Players on board with have-fun mantra

Many fellow stars have no problem with showing emotion in big spots

March 10th, 2016

SCOTTSDALE, Ariz. -- Bryce Harper was right. And he was wrong. Really, he was a little hypocritical. In an ESPN The Magazine story making the rounds Thursday, Harper lamented baseball's lack of emotion in one breath. Then, in the next, he celebrated that "there's so many guys in the game now who are so much fun."
"Jose Fernandez is a great example," Harper said. "Jose Fernandez will strike you out and stare you down into the dugout and pump his fist. And if you hit a homer and pimp it? He doesn't care. Because you got him. That's part of the game."
• Harper: Let ballplayers show a little flair

Many of today's players, particularly in a time where young talent is having such a big impact on outcomes, are legitimately unafraid to express themselves, be it Harper's hair flips or Andrew McCutchen's dugout dances. Or the mother of them all -- Jose Bautista's bat toss. And the faster people understand that baseball doesn't have to be a stodgy enterprise based upon unwritten rules that even many of the hallowed greats didn't embrace (have you seen Mickey Mantle's bat flips?), the better. Because fans en masse enjoy baseball with a side of harmless emotion.
"To me," Fernandez said, "that's the way I learned how to play baseball. I think it's great for the game, honestly."
• Lupica: We need more Harpers
Just as it's over the top to suggest baseball is tired or boring just because its athletes tend not to celebrate as excessively or aggressively as those in other major professional sports, it's equally silly to suggest that the game needs to be held to some strict standard of decorum. I can't tell you how many U.S.-born players I've spoken to after their first exposure to the Latin American winter leagues who are enamored with the atmosphere, the unbridled enthusiasm of the players blending with the animated crowd. We could use a little more of that here, and I believe, in time, we'll get more of that.

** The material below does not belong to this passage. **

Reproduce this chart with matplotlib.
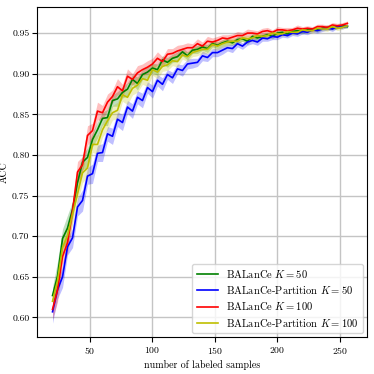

"It's kind of hard to just go about everything, especially exciting things, and just sit there with a poker face like nothing is happening," Bautista said.
"I think people do get a little too sensitive about how we show emotion and stuff," Rays ace Chris Archer said. "There's no problem. If you do something that genuinely gets you excited, maybe a late-inning home run or a strikeout, it's only human nature to be excited."
And yes, when you screw up or get burnt, it's only human nature to get mad. But let's be rational here. Pitchers ultimately dictate both the game's pace and its due process, and it is unfortunately not unusual for a pitcher to dole out barbaric justice on a batter who had the gall to celebrate his athletic achievement.
"Whenever a pitcher strikes someone out, they get to celebrate, too, and have their moment and revel in it," Yoenis Cespedes said. "Why can't the batters get a chance to enjoy their success, too?"

Amen. As long as said celebration isn't excessive (I certainly wouldn't recommend a post-homer point at the pitcher followed by some reckless words about his mother), and as long as it isn't grievously ill-timed (ninth inning and down 10 runs probably isn't a proper point to boast your solo shot), a victory lap knows no victims.

"It doesn't bother me," said Fernandez. "It doesn't bother me because, in a big situation, or any point, if you hit a home run, you did your job. You did what you work for. You did what you wanted to do. But if I get an out, I get a big strikeout, of course, I'm going to be on top. That's what you work for. You bust your butt all year to work for that."
This style of play isn't for everybody. Carlos Correa arrived last summer and was instantly one of the game's most mesmerizing talents because of his pure performance -- not necessarily his personality. As he said, you can play the game your way without taking offense to the way others play it.
"I just think that the priority should be on the team and not what we can do on the field," Correa said. "I have fun playing baseball the way I play it; I'm not going to change the way I play. If [Harper] has fun playing the way he plays like that, I'm fine with it."
Kris Bryant, Correa's Rookie of the Year Award-winning counterpart in the National League last year, had a similarly balanced take.
"I think the game's changing a little bit," Bryant said. "You can see it in the cleats -- people are wearing neon in their cleats. Ten years ago, that would never happen. Guys have their own ways of playing the game and there are guys who will go about it very calm and collected, and guys who will show it off a little bit. There's not one way to do things in this game, and that's what makes it so cool."

Harper's comments about baseball's need for more "flair" and more "dramatic" moments set off the sort of firestorm of social-media reaction (Harper was a trending topic for much of the day, perhaps proving his own point) and clubhouse reaction. It was timely, too, given the furor elsewhere in Florida over Goose Gossage colorfully bemoaning Bautista's famous flip nearly five months after the bat hit the ground.
The anti-Harper hard-liners need to understand the fundamental premise of sports, which is that they are supposed to be fun, and the standards for what is acceptable reactionary behavior are remarkably inconsistent, as evidenced quite notably by that above-linked Mantle clip. And get this: You can have fun and still be respectful. We've got quite a few guys in the game today who demonstrate just that.